What is asked: Locate and copy all lines bearing the word "this".

Data lines:
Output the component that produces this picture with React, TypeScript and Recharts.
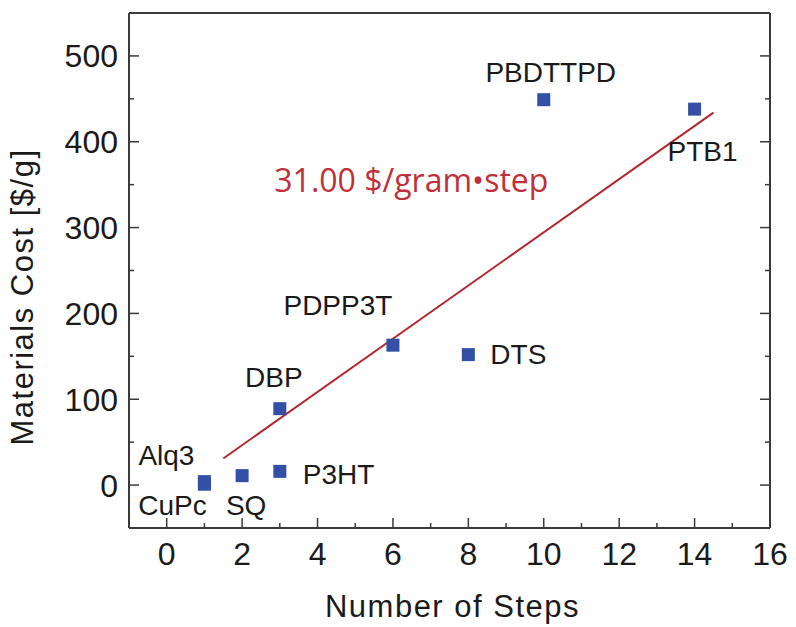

---

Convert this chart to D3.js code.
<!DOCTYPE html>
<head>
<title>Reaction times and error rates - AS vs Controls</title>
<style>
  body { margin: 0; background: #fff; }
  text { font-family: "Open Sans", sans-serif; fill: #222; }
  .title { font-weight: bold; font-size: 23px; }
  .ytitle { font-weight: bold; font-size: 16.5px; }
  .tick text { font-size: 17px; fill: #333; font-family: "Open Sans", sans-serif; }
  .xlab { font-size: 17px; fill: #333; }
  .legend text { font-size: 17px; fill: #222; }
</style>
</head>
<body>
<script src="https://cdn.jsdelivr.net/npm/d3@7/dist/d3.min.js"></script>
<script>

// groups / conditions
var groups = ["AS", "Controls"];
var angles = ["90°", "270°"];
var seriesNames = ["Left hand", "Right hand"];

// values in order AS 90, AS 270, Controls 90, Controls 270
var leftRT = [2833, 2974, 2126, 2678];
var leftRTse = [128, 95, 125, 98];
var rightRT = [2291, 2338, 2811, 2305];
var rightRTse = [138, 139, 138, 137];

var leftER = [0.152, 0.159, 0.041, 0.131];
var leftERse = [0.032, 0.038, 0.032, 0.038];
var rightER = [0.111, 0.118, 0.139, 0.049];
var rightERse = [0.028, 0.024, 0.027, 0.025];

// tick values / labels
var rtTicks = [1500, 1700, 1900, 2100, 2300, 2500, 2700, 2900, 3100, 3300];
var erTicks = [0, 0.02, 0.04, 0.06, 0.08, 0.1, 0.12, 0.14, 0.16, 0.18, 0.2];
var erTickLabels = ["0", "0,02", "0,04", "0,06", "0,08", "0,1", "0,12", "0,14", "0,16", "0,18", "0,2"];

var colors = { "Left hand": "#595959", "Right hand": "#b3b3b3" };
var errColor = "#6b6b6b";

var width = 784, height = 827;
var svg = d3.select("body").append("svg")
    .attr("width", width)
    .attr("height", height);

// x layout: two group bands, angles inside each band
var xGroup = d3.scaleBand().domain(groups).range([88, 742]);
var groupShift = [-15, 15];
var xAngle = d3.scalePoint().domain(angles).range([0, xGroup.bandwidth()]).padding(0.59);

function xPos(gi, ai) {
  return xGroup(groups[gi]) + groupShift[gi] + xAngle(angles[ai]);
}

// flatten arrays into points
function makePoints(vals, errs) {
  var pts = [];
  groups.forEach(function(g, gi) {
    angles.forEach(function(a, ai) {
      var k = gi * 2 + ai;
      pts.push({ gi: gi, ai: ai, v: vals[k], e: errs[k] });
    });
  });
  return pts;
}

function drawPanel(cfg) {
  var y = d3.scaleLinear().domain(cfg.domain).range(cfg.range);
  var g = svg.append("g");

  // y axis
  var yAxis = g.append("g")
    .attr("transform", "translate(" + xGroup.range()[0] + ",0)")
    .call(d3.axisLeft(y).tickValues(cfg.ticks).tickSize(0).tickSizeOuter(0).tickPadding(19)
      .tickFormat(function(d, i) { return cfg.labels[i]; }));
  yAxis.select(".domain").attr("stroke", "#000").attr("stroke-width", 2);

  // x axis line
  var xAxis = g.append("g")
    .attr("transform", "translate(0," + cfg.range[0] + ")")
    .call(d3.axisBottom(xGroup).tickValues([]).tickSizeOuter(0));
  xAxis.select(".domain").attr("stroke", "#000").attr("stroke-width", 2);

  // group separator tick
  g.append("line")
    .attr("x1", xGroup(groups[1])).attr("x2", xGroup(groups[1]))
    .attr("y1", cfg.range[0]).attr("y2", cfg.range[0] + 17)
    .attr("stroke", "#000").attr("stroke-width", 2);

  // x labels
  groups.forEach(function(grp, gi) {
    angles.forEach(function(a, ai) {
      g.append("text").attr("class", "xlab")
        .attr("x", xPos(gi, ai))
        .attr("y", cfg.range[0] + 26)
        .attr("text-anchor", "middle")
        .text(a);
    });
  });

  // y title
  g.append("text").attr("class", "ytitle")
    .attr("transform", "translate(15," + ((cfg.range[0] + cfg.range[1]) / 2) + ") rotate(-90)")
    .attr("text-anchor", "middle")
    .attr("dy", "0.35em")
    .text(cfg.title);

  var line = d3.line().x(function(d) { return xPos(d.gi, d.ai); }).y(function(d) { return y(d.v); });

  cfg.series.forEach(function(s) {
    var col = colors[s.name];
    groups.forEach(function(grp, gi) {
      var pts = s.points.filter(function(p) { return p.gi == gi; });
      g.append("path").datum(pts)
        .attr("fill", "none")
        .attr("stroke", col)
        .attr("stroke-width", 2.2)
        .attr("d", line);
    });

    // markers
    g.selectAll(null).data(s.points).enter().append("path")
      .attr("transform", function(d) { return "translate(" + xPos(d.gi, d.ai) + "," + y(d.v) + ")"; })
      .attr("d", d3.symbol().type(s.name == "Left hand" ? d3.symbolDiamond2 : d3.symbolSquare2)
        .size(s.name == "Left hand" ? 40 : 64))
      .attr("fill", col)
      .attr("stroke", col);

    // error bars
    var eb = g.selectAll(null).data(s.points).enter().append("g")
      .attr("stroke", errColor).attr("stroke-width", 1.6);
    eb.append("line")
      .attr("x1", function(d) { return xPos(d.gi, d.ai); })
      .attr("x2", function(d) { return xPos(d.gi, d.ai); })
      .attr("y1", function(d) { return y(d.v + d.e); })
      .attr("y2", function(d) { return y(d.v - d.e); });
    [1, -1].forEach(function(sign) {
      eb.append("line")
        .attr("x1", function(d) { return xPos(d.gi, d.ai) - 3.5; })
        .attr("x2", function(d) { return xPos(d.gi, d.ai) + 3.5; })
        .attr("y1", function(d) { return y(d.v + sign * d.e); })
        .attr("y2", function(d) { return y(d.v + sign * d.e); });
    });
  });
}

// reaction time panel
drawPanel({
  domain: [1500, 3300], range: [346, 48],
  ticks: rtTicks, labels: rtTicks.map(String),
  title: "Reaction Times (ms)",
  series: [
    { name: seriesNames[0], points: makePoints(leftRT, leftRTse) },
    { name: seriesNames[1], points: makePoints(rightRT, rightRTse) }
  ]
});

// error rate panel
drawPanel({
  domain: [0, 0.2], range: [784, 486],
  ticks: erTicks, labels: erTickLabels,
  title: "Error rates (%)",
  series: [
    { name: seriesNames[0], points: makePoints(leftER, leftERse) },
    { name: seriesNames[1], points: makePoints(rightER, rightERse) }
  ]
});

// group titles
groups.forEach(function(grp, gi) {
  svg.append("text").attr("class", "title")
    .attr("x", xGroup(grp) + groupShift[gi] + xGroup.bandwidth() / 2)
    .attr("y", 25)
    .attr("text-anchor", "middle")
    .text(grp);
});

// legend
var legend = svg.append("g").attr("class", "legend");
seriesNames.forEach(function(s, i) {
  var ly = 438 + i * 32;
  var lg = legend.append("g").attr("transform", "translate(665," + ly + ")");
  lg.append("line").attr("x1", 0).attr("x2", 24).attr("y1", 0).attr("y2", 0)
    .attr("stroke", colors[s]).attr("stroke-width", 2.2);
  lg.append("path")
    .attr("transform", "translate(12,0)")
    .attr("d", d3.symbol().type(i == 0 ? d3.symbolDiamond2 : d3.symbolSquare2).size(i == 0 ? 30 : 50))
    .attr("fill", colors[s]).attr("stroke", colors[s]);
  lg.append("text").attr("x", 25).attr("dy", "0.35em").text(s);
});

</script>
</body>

Exercise output:
Output the component that produces this picture with React, TypeScript and Recharts.
Convert this chart to D3.js code.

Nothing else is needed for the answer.